Given records:

Begin

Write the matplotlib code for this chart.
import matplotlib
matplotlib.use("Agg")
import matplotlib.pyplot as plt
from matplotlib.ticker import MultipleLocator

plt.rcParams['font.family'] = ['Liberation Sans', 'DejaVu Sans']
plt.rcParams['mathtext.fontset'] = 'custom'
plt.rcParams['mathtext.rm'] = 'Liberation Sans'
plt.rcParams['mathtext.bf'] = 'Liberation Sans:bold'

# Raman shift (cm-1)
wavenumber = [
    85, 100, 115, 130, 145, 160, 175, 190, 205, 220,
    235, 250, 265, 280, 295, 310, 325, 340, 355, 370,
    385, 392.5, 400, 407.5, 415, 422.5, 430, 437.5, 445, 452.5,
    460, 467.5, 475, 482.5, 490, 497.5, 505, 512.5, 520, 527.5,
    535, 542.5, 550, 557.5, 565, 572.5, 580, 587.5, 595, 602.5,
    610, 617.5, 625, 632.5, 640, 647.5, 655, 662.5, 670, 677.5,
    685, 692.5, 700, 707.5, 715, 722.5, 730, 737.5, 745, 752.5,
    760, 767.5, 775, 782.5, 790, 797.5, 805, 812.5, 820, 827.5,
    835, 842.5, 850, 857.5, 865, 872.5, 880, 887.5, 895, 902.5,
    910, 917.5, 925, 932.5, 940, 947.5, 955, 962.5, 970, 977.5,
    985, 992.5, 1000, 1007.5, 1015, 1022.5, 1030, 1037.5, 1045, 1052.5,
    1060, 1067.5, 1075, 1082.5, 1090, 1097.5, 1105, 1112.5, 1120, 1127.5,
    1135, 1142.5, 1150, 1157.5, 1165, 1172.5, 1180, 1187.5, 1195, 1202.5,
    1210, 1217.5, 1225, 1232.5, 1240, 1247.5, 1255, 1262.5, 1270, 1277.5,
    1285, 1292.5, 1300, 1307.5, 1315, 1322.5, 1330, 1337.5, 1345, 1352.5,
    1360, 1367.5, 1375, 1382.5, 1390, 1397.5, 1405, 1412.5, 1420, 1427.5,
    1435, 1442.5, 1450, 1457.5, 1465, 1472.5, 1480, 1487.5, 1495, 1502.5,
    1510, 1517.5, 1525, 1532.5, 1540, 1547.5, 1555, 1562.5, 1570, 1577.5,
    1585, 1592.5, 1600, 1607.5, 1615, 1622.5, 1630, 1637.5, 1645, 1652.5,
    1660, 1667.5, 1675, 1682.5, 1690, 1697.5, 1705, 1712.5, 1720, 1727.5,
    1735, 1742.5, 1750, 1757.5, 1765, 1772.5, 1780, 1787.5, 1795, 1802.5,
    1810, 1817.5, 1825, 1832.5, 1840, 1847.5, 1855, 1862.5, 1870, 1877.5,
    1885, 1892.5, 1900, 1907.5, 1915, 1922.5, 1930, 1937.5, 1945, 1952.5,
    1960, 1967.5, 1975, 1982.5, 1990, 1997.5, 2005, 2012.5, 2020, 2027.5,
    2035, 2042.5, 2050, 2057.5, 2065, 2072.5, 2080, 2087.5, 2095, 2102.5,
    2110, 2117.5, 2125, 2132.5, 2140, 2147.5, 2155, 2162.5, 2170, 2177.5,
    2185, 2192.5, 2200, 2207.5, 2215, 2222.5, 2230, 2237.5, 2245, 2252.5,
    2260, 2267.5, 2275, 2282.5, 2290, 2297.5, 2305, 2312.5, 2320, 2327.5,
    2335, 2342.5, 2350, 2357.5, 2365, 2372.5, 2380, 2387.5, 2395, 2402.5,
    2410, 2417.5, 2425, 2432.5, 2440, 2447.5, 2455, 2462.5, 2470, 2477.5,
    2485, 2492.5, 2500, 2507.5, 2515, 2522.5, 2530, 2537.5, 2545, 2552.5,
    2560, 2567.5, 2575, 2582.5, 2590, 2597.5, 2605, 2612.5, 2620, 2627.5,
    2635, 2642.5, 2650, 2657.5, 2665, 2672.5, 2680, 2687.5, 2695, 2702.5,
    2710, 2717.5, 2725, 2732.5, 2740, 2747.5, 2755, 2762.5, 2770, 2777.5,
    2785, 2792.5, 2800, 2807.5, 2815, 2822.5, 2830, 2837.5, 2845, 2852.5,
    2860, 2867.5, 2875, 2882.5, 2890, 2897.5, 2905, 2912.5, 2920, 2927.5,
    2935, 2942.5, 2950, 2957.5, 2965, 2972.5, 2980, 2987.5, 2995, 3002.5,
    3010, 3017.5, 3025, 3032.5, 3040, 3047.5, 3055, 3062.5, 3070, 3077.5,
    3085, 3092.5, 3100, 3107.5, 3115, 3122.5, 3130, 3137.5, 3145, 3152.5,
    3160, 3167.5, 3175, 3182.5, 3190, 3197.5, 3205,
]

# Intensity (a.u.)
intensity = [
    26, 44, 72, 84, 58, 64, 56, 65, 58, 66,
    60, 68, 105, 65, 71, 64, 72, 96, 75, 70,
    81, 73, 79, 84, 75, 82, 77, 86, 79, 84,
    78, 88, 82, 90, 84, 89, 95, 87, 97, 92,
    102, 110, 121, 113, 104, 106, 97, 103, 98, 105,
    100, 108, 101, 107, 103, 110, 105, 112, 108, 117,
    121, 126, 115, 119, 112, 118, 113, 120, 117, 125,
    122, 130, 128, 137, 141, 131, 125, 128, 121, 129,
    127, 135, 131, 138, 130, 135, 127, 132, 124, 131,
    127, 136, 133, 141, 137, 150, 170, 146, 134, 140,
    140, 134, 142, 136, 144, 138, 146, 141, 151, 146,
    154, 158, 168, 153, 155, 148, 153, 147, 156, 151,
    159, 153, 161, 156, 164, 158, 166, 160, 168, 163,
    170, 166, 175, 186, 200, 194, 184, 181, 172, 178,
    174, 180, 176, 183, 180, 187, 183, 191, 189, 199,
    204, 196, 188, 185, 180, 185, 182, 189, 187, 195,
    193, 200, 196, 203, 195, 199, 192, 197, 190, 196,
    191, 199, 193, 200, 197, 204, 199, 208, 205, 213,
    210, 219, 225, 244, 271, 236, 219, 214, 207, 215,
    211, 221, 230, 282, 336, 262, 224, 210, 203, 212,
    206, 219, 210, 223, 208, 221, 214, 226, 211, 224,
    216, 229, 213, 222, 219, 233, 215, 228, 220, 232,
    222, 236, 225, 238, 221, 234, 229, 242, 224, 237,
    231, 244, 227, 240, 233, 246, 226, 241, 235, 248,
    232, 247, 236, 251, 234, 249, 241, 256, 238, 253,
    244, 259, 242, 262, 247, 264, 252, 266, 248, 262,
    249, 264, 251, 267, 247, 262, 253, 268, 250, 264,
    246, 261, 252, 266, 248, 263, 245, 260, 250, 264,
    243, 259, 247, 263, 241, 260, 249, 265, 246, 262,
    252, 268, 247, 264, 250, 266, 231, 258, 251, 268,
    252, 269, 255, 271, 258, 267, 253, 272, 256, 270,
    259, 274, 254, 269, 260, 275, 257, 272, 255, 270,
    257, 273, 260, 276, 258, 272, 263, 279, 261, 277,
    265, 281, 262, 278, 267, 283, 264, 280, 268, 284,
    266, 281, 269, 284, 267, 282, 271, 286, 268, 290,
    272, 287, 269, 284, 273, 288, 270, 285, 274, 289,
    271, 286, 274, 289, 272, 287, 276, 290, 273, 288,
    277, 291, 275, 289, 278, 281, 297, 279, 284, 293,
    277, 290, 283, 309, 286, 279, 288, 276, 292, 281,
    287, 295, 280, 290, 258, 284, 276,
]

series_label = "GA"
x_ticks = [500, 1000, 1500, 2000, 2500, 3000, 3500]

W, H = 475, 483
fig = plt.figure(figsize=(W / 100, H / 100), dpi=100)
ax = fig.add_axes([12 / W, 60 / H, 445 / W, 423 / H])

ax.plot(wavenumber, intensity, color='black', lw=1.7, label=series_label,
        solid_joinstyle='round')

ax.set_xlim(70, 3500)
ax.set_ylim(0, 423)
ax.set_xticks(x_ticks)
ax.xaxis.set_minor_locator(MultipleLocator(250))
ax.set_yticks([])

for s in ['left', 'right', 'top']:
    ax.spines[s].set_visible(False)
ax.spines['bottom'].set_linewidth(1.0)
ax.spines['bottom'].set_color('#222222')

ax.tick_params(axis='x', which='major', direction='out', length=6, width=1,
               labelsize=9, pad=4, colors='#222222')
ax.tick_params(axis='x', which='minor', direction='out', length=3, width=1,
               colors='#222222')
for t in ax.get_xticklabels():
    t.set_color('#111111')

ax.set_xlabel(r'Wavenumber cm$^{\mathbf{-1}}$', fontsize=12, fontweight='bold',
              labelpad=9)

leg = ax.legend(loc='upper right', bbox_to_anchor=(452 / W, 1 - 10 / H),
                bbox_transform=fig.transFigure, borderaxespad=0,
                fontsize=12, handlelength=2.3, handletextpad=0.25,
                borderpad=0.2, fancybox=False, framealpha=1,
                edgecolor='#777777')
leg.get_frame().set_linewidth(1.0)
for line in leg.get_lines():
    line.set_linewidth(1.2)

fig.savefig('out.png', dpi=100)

End
Begin

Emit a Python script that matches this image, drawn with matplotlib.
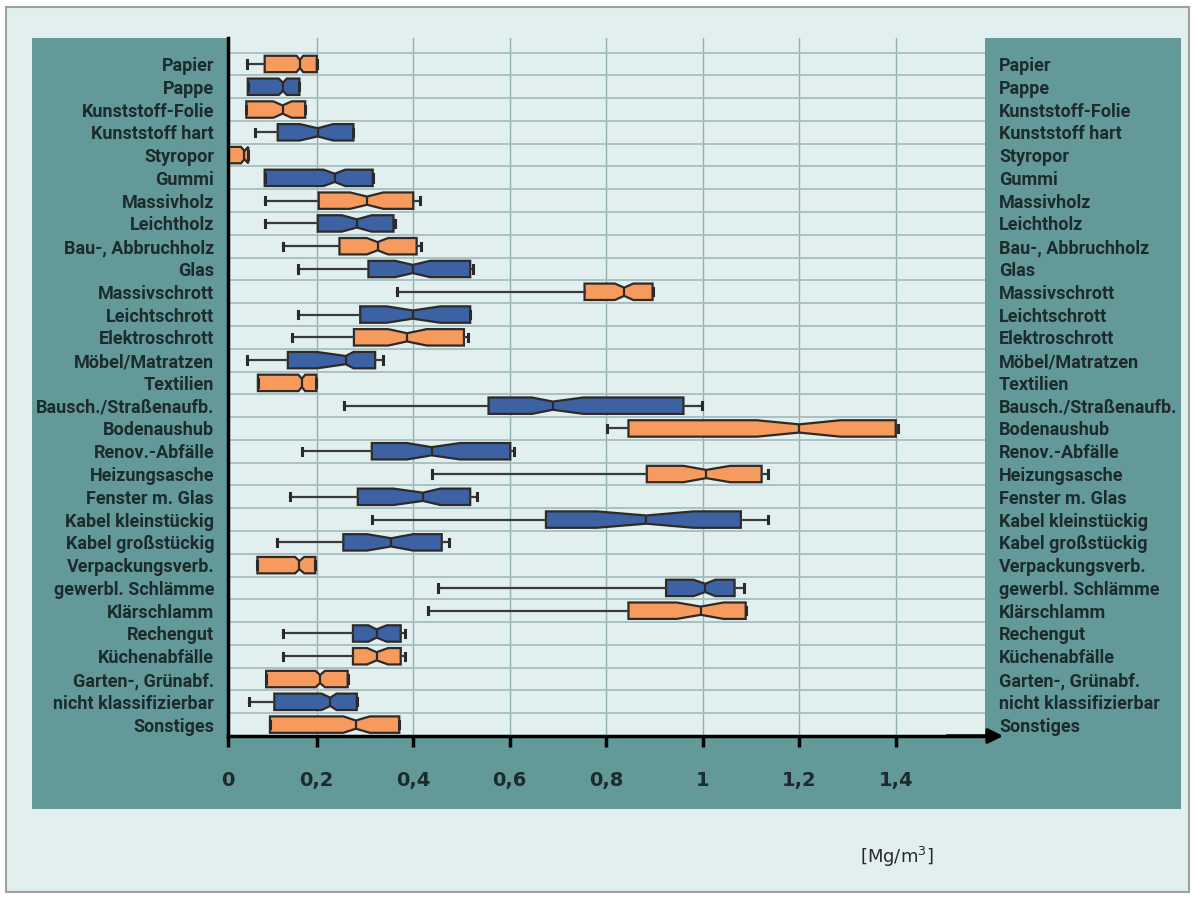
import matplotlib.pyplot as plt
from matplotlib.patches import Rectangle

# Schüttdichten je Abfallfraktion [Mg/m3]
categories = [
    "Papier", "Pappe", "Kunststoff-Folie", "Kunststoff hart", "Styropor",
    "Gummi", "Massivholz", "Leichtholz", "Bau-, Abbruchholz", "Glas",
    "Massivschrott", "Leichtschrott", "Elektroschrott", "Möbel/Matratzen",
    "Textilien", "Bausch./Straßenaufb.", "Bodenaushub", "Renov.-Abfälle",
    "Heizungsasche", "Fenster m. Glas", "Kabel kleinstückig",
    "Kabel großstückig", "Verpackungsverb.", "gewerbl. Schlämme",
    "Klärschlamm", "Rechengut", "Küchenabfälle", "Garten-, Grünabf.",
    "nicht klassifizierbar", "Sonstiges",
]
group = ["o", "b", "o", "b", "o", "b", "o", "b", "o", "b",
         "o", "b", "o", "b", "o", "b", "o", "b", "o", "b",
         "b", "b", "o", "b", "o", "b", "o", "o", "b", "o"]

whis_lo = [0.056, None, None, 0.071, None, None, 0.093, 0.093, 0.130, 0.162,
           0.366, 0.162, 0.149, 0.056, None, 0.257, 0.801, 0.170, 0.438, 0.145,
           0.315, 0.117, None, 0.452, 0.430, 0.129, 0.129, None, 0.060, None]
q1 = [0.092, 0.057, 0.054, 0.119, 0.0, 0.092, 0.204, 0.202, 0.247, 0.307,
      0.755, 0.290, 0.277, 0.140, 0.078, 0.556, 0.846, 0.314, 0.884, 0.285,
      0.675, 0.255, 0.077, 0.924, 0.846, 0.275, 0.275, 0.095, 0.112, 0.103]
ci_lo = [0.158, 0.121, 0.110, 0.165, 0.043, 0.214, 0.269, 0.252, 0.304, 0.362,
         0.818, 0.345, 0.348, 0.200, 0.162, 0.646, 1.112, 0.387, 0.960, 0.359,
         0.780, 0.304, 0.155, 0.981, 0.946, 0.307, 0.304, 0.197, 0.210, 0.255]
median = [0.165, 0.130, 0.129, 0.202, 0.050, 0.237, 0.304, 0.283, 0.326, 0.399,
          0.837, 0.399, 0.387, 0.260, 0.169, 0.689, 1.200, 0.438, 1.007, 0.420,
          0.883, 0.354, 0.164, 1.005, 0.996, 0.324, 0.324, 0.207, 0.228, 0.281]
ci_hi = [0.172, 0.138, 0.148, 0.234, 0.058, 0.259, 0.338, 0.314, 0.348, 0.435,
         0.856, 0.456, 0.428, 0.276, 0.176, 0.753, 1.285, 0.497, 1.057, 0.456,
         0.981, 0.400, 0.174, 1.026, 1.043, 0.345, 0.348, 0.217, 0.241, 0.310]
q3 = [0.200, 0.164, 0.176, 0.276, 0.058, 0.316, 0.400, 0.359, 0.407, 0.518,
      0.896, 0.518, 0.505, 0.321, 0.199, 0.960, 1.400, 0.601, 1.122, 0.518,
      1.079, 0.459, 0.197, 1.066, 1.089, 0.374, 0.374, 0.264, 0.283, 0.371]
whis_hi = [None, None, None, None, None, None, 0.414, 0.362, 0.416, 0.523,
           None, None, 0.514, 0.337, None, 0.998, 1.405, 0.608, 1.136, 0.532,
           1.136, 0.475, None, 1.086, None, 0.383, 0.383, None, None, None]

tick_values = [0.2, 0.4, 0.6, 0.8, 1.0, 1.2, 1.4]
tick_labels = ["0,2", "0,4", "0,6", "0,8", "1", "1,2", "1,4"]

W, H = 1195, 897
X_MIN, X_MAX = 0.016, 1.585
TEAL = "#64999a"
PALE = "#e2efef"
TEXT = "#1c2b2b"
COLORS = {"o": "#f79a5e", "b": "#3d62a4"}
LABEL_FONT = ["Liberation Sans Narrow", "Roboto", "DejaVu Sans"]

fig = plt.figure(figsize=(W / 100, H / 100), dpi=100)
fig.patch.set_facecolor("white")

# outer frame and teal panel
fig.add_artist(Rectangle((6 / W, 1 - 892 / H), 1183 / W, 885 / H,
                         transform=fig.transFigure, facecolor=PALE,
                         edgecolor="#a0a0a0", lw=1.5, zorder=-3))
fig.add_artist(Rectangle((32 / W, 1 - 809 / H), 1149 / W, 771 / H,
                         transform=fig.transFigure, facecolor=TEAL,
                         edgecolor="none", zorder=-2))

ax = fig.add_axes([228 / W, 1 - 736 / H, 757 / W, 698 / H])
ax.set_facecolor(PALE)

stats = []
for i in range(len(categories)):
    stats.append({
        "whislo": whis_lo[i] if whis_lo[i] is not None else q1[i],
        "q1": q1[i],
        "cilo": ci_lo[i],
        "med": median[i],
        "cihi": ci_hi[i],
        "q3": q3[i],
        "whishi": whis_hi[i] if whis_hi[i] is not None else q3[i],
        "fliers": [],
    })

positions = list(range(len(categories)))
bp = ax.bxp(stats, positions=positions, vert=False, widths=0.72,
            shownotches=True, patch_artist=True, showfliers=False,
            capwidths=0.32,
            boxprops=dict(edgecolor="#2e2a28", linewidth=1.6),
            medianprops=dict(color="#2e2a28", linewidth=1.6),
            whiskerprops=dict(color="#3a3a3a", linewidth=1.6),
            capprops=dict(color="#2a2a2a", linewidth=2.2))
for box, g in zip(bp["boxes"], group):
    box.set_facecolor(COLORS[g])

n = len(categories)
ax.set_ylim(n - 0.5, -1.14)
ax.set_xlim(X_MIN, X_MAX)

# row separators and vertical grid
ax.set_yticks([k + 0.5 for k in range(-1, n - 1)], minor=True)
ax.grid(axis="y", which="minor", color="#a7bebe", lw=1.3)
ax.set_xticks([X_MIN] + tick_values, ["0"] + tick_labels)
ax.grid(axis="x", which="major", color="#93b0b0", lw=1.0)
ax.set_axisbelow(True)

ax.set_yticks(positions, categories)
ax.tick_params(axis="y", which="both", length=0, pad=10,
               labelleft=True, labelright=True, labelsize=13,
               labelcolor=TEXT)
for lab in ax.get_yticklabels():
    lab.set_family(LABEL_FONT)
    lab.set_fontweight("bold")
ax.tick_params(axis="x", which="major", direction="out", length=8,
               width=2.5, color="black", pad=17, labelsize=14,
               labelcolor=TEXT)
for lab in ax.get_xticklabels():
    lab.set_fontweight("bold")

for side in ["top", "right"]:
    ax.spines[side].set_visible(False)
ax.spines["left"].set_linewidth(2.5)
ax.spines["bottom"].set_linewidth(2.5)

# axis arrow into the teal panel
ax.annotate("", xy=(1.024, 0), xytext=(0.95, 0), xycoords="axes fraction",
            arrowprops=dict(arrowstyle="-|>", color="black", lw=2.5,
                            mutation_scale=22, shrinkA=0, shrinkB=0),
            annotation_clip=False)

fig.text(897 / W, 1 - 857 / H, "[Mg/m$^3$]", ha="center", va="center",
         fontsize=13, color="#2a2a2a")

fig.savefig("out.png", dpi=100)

End

Written instruction: Transcribe the lines beginning at the one that contains "Write the matplotlib code for this chart." and ending at the one that contains "plt.rcParams['mathtext.bf'] = 'Liberation", with nothing added or left out.

Final result:
Write the matplotlib code for this chart.
import matplotlib
matplotlib.use("Agg")
import matplotlib.pyplot as plt
from matplotlib.ticker import MultipleLocator

plt.rcParams['font.family'] = ['Liberation Sans', 'DejaVu Sans']
plt.rcParams['mathtext.fontset'] = 'custom'
plt.rcParams['mathtext.rm'] = 'Liberation Sans'
plt.rcParams['mathtext.bf'] = 'Liberation Sans:bold'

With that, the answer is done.